* START RECORDED INFORMATION *
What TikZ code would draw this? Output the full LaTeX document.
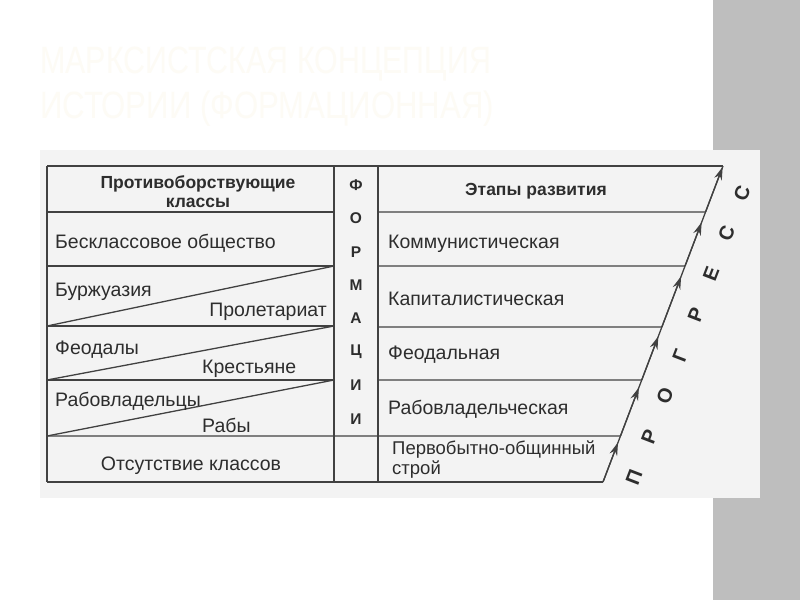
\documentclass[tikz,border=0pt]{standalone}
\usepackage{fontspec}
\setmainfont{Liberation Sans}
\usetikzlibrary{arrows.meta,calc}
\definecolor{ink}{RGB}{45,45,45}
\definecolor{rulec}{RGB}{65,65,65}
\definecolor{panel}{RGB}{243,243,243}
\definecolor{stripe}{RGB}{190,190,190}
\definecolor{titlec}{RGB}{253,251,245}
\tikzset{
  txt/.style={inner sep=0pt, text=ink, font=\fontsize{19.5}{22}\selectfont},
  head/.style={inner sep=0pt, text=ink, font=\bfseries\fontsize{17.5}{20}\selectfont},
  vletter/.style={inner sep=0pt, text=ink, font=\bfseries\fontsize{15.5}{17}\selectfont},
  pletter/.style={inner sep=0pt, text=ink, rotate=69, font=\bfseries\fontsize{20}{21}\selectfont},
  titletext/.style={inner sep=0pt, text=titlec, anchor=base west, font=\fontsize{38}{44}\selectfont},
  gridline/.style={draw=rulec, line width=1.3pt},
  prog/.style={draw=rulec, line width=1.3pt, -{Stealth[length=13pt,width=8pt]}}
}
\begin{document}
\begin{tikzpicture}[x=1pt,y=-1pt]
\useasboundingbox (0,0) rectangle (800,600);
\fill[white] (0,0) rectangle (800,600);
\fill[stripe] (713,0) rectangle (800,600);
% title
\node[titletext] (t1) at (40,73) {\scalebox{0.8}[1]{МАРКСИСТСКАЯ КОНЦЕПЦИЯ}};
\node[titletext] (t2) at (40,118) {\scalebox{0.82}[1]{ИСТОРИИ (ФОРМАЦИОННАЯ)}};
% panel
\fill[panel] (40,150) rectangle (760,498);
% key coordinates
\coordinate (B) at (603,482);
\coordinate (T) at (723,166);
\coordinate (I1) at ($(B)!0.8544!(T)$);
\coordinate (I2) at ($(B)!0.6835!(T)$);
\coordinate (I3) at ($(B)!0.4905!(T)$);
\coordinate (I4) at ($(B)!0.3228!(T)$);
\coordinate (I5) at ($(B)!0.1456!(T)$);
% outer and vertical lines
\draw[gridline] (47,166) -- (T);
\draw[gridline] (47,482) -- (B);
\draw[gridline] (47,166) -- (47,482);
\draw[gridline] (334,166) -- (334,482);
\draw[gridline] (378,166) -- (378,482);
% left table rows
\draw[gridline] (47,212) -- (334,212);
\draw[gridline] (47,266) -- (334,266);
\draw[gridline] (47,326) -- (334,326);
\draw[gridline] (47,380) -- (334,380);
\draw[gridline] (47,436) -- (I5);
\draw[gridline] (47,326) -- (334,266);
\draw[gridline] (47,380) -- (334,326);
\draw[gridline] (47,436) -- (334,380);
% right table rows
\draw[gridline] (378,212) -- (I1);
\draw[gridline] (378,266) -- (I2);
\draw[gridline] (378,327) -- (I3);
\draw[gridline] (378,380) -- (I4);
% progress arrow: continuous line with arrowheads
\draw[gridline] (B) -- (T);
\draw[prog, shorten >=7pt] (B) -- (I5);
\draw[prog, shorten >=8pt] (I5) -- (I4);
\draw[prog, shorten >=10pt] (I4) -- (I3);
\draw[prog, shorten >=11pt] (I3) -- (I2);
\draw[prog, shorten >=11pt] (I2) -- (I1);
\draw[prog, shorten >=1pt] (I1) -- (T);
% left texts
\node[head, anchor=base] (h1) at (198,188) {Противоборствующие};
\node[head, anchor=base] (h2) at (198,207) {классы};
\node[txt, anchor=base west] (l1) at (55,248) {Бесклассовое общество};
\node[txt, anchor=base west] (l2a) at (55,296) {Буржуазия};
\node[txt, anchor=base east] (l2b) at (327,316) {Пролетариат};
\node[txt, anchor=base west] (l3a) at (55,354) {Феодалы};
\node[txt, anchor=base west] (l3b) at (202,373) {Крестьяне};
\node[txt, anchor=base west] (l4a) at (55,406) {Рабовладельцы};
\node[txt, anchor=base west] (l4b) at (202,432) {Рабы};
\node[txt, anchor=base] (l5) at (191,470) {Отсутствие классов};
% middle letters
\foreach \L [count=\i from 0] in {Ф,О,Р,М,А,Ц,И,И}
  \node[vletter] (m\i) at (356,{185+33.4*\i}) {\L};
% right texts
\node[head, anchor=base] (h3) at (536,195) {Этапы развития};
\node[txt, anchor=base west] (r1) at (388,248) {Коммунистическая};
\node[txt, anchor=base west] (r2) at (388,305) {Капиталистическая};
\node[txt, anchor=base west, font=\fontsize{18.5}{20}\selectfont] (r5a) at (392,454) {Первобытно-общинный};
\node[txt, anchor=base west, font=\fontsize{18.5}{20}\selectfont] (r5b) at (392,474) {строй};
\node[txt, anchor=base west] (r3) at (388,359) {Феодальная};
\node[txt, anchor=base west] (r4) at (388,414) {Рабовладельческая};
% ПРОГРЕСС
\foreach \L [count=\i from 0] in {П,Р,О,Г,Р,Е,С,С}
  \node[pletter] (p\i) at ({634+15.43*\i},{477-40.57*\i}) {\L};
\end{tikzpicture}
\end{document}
* END RECORDED INFORMATION *
• WHAT THE TASK REQUIRES
Omit the pictures and output all of the other material exactly.

• SOLUTION FOR THIS TASK
What TikZ code would draw this? Output the full LaTeX document.
\documentclass[tikz,border=0pt]{standalone}
\usepackage{fontspec}
\setmainfont{Liberation Sans}
\usetikzlibrary{arrows.meta,calc}
\definecolor{ink}{RGB}{45,45,45}
\definecolor{rulec}{RGB}{65,65,65}
\definecolor{panel}{RGB}{243,243,243}
\definecolor{stripe}{RGB}{190,190,190}
\definecolor{titlec}{RGB}{253,251,245}
\tikzset{
  txt/.style={inner sep=0pt, text=ink, font=\fontsize{19.5}{22}\selectfont},
  head/.style={inner sep=0pt, text=ink, font=\bfseries\fontsize{17.5}{20}\selectfont},
  vletter/.style={inner sep=0pt, text=ink, font=\bfseries\fontsize{15.5}{17}\selectfont},
  pletter/.style={inner sep=0pt, text=ink, rotate=69, font=\bfseries\fontsize{20}{21}\selectfont},
  titletext/.style={inner sep=0pt, text=titlec, anchor=base west, font=\fontsize{38}{44}\selectfont},
  gridline/.style={draw=rulec, line width=1.3pt},
  prog/.style={draw=rulec, line width=1.3pt, -{Stealth[length=13pt,width=8pt]}}
}
\begin{document}
\begin{tikzpicture}[x=1pt,y=-1pt]
\useasboundingbox (0,0) rectangle (800,600);
\fill[white] (0,0) rectangle (800,600);
\fill[stripe] (713,0) rectangle (800,600);
% title
\node[titletext] (t1) at (40,73) {\scalebox{0.8}[1]{МАРКСИСТСКАЯ КОНЦЕПЦИЯ}};
\node[titletext] (t2) at (40,118) {\scalebox{0.82}[1]{ИСТОРИИ (ФОРМАЦИОННАЯ)}};
% panel
\fill[panel] (40,150) rectangle (760,498);
% key coordinates
\coordinate (B) at (603,482);
\coordinate (T) at (723,166);
\coordinate (I1) at ($(B)!0.8544!(T)$);
\coordinate (I2) at ($(B)!0.6835!(T)$);
\coordinate (I3) at ($(B)!0.4905!(T)$);
\coordinate (I4) at ($(B)!0.3228!(T)$);
\coordinate (I5) at ($(B)!0.1456!(T)$);
% outer and vertical lines
\draw[gridline] (47,166) -- (T);
\draw[gridline] (47,482) -- (B);
\draw[gridline] (47,166) -- (47,482);
\draw[gridline] (334,166) -- (334,482);
\draw[gridline] (378,166) -- (378,482);
% left table rows
\draw[gridline] (47,212) -- (334,212);
\draw[gridline] (47,266) -- (334,266);
\draw[gridline] (47,326) -- (334,326);
\draw[gridline] (47,380) -- (334,380);
\draw[gridline] (47,436) -- (I5);
\draw[gridline] (47,326) -- (334,266);
\draw[gridline] (47,380) -- (334,326);
\draw[gridline] (47,436) -- (334,380);
% right table rows
\draw[gridline] (378,212) -- (I1);
\draw[gridline] (378,266) -- (I2);
\draw[gridline] (378,327) -- (I3);
\draw[gridline] (378,380) -- (I4);
% progress arrow: continuous line with arrowheads
\draw[gridline] (B) -- (T);
\draw[prog, shorten >=7pt] (B) -- (I5);
\draw[prog, shorten >=8pt] (I5) -- (I4);
\draw[prog, shorten >=10pt] (I4) -- (I3);
\draw[prog, shorten >=11pt] (I3) -- (I2);
\draw[prog, shorten >=11pt] (I2) -- (I1);
\draw[prog, shorten >=1pt] (I1) -- (T);
% left texts
\node[head, anchor=base] (h1) at (198,188) {Противоборствующие};
\node[head, anchor=base] (h2) at (198,207) {классы};
\node[txt, anchor=base west] (l1) at (55,248) {Бесклассовое общество};
\node[txt, anchor=base west] (l2a) at (55,296) {Буржуазия};
\node[txt, anchor=base east] (l2b) at (327,316) {Пролетариат};
\node[txt, anchor=base west] (l3a) at (55,354) {Феодалы};
\node[txt, anchor=base west] (l3b) at (202,373) {Крестьяне};
\node[txt, anchor=base west] (l4a) at (55,406) {Рабовладельцы};
\node[txt, anchor=base west] (l4b) at (202,432) {Рабы};
\node[txt, anchor=base] (l5) at (191,470) {Отсутствие классов};
% middle letters
\foreach \L [count=\i from 0] in {Ф,О,Р,М,А,Ц,И,И}
  \node[vletter] (m\i) at (356,{185+33.4*\i}) {\L};
% right texts
\node[head, anchor=base] (h3) at (536,195) {Этапы развития};
\node[txt, anchor=base west] (r1) at (388,248) {Коммунистическая};
\node[txt, anchor=base west] (r2) at (388,305) {Капиталистическая};
\node[txt, anchor=base west, font=\fontsize{18.5}{20}\selectfont] (r5a) at (392,454) {Первобытно-общинный};
\node[txt, anchor=base west, font=\fontsize{18.5}{20}\selectfont] (r5b) at (392,474) {строй};
\node[txt, anchor=base west] (r3) at (388,359) {Феодальная};
\node[txt, anchor=base west] (r4) at (388,414) {Рабовладельческая};
% ПРОГРЕСС
\foreach \L [count=\i from 0] in {П,Р,О,Г,Р,Е,С,С}
  \node[pletter] (p\i) at ({634+15.43*\i},{477-40.57*\i}) {\L};
\end{tikzpicture}
\end{document}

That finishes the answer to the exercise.